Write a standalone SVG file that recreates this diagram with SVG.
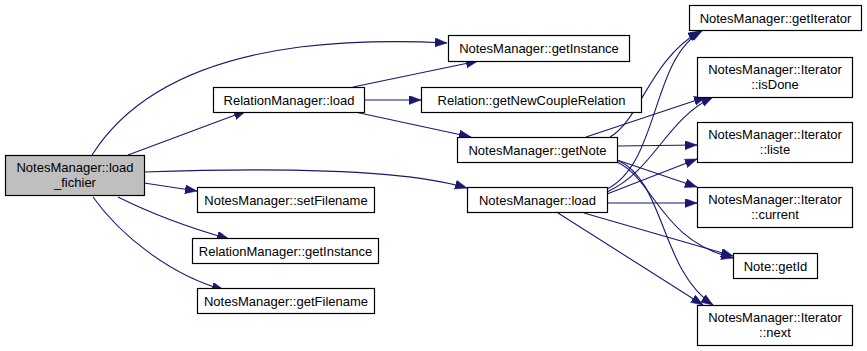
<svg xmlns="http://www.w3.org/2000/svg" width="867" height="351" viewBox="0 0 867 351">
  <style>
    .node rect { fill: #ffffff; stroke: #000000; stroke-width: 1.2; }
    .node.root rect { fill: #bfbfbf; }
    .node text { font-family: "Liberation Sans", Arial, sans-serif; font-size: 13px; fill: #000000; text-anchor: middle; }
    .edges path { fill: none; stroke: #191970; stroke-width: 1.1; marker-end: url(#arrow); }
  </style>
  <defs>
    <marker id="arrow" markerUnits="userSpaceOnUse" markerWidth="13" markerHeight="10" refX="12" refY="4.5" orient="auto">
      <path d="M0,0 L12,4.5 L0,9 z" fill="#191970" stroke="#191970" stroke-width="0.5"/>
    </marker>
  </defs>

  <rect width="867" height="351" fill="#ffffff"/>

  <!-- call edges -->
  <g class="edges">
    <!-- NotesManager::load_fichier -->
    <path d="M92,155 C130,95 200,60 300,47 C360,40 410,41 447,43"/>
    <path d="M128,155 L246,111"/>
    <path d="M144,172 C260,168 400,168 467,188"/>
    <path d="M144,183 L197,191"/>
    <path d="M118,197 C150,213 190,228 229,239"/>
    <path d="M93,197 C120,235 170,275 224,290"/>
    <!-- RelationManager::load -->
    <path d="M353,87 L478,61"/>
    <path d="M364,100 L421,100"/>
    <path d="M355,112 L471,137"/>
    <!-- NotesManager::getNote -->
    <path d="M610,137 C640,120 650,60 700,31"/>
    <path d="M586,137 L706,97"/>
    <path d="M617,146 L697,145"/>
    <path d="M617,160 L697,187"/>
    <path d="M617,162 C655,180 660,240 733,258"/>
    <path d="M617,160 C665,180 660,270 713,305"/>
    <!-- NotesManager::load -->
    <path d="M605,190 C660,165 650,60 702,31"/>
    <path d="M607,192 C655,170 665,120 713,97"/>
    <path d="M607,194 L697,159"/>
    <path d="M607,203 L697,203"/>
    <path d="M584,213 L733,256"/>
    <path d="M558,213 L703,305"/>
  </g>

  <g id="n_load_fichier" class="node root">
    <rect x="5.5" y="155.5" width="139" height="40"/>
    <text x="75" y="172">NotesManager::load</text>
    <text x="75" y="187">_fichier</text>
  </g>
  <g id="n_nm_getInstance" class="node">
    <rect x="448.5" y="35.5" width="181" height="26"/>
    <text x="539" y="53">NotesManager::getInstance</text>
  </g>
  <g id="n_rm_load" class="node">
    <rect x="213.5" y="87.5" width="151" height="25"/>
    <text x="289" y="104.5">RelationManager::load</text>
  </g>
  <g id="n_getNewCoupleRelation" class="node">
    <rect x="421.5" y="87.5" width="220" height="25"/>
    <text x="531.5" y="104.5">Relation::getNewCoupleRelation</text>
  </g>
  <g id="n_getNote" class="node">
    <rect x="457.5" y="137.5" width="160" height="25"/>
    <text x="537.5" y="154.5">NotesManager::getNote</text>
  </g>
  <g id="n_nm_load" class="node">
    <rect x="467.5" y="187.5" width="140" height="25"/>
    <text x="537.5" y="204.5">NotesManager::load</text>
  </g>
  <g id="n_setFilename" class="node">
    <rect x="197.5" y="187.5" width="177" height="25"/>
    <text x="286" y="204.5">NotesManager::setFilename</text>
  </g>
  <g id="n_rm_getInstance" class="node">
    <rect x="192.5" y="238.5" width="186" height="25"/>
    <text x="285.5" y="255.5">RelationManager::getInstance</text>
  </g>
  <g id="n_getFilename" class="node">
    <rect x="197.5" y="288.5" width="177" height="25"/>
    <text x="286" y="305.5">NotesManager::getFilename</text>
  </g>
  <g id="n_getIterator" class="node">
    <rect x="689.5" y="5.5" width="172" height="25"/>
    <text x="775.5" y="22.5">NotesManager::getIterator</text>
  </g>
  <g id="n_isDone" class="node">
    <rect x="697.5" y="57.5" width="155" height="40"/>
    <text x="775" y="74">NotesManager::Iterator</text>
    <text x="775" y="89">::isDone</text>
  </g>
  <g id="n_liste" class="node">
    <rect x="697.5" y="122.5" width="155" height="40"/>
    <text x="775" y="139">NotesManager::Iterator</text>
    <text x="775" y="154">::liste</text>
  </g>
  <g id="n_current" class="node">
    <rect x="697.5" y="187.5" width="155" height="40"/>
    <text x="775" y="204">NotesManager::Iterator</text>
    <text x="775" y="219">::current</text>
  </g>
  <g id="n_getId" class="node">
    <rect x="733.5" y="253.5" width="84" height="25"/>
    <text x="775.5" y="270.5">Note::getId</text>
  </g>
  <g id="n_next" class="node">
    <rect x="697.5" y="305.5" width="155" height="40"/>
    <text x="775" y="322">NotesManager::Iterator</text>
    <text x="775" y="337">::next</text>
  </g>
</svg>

┄┄┄┄┄┄┄┄┄┄┄┄┄┄┄┄┄┄┄┄

** Prompt **
Pictures are excluded; copy all other data exactly as shown.

** Correct result **
Write a standalone SVG file that recreates this diagram with SVG.
<svg xmlns="http://www.w3.org/2000/svg" width="867" height="351" viewBox="0 0 867 351">
  <style>
    .node rect { fill: #ffffff; stroke: #000000; stroke-width: 1.2; }
    .node.root rect { fill: #bfbfbf; }
    .node text { font-family: "Liberation Sans", Arial, sans-serif; font-size: 13px; fill: #000000; text-anchor: middle; }
    .edges path { fill: none; stroke: #191970; stroke-width: 1.1; marker-end: url(#arrow); }
  </style>
  <defs>
    <marker id="arrow" markerUnits="userSpaceOnUse" markerWidth="13" markerHeight="10" refX="12" refY="4.5" orient="auto">
      <path d="M0,0 L12,4.5 L0,9 z" fill="#191970" stroke="#191970" stroke-width="0.5"/>
    </marker>
  </defs>

  <rect width="867" height="351" fill="#ffffff"/>

  <!-- call edges -->
  <g class="edges">
    <!-- NotesManager::load_fichier -->
    <path d="M92,155 C130,95 200,60 300,47 C360,40 410,41 447,43"/>
    <path d="M128,155 L246,111"/>
    <path d="M144,172 C260,168 400,168 467,188"/>
    <path d="M144,183 L197,191"/>
    <path d="M118,197 C150,213 190,228 229,239"/>
    <path d="M93,197 C120,235 170,275 224,290"/>
    <!-- RelationManager::load -->
    <path d="M353,87 L478,61"/>
    <path d="M364,100 L421,100"/>
    <path d="M355,112 L471,137"/>
    <!-- NotesManager::getNote -->
    <path d="M610,137 C640,120 650,60 700,31"/>
    <path d="M586,137 L706,97"/>
    <path d="M617,146 L697,145"/>
    <path d="M617,160 L697,187"/>
    <path d="M617,162 C655,180 660,240 733,258"/>
    <path d="M617,160 C665,180 660,270 713,305"/>
    <!-- NotesManager::load -->
    <path d="M605,190 C660,165 650,60 702,31"/>
    <path d="M607,192 C655,170 665,120 713,97"/>
    <path d="M607,194 L697,159"/>
    <path d="M607,203 L697,203"/>
    <path d="M584,213 L733,256"/>
    <path d="M558,213 L703,305"/>
  </g>

  <g id="n_load_fichier" class="node root">
    <rect x="5.5" y="155.5" width="139" height="40"/>
    <text x="75" y="172">NotesManager::load</text>
    <text x="75" y="187">_fichier</text>
  </g>
  <g id="n_nm_getInstance" class="node">
    <rect x="448.5" y="35.5" width="181" height="26"/>
    <text x="539" y="53">NotesManager::getInstance</text>
  </g>
  <g id="n_rm_load" class="node">
    <rect x="213.5" y="87.5" width="151" height="25"/>
    <text x="289" y="104.5">RelationManager::load</text>
  </g>
  <g id="n_getNewCoupleRelation" class="node">
    <rect x="421.5" y="87.5" width="220" height="25"/>
    <text x="531.5" y="104.5">Relation::getNewCoupleRelation</text>
  </g>
  <g id="n_getNote" class="node">
    <rect x="457.5" y="137.5" width="160" height="25"/>
    <text x="537.5" y="154.5">NotesManager::getNote</text>
  </g>
  <g id="n_nm_load" class="node">
    <rect x="467.5" y="187.5" width="140" height="25"/>
    <text x="537.5" y="204.5">NotesManager::load</text>
  </g>
  <g id="n_setFilename" class="node">
    <rect x="197.5" y="187.5" width="177" height="25"/>
    <text x="286" y="204.5">NotesManager::setFilename</text>
  </g>
  <g id="n_rm_getInstance" class="node">
    <rect x="192.5" y="238.5" width="186" height="25"/>
    <text x="285.5" y="255.5">RelationManager::getInstance</text>
  </g>
  <g id="n_getFilename" class="node">
    <rect x="197.5" y="288.5" width="177" height="25"/>
    <text x="286" y="305.5">NotesManager::getFilename</text>
  </g>
  <g id="n_getIterator" class="node">
    <rect x="689.5" y="5.5" width="172" height="25"/>
    <text x="775.5" y="22.5">NotesManager::getIterator</text>
  </g>
  <g id="n_isDone" class="node">
    <rect x="697.5" y="57.5" width="155" height="40"/>
    <text x="775" y="74">NotesManager::Iterator</text>
    <text x="775" y="89">::isDone</text>
  </g>
  <g id="n_liste" class="node">
    <rect x="697.5" y="122.5" width="155" height="40"/>
    <text x="775" y="139">NotesManager::Iterator</text>
    <text x="775" y="154">::liste</text>
  </g>
  <g id="n_current" class="node">
    <rect x="697.5" y="187.5" width="155" height="40"/>
    <text x="775" y="204">NotesManager::Iterator</text>
    <text x="775" y="219">::current</text>
  </g>
  <g id="n_getId" class="node">
    <rect x="733.5" y="253.5" width="84" height="25"/>
    <text x="775.5" y="270.5">Note::getId</text>
  </g>
  <g id="n_next" class="node">
    <rect x="697.5" y="305.5" width="155" height="40"/>
    <text x="775" y="322">NotesManager::Iterator</text>
    <text x="775" y="337">::next</text>
  </g>
</svg>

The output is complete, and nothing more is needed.